If she delays it beyond the next general election the next Parliament could claim a new mandate and refuse to implement the Referendum decision. Which of course was only consultative anyway; it has no legal force.
Or perhaps she will contrive some kind of ‘deal’ that looks like the Swiss or Norwegian models. That would mean open borders and paying contributions to the EU budget, it would mean being bound by a large percentage of EU law. In which case we might as well not bothered to leave in the first place.
Some people will tell you that we cannot repeal the Act because of our obligations under international law. This is not so. Treaties are merely agreements between governments. A treaty has no legal force in English law until it is enacted into Acts of Parliament. Those Acts of Parliament can be repealed by Parliament.
Those who feel squeamish about walking away from a Treaty should remember that history is littered with abandoned treaties that have outlived their usefulness.
A people that chooses to be free cannot be bound by a treaty dishonestly entered into forty-four years previously and which has robbed them or their freedom.
UKIP secured the Referendum by means of its electoral threat.

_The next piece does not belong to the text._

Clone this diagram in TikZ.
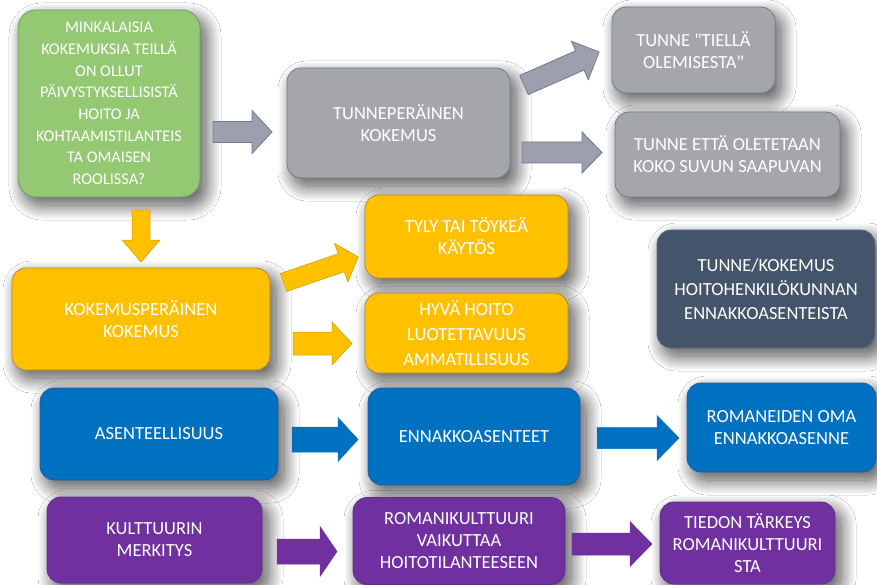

Now we must keep up the pressure by rejecting Article 50 and demanding that we leave as quickly as possible by Repealing the European Communities Act as a first step.
If we do not do that then we may find that we never actually leave at all.
UKIP was right about leaving the European Union. And we will be right about this.
We did not lack foresight, determination and courage in the fight to win the Referendum and we must not those lack those same qualities in the fight to leave the European Union!
UKIP’s real job is now only just beginning. Which is to make Brexit mean Brexit – Brexit must mean Brexit. I am not looking for any more work, I am pretty busy as at the moment, but if our new Leader Diane James were to ask me to be the spokesman on Brexit then I could not refuse.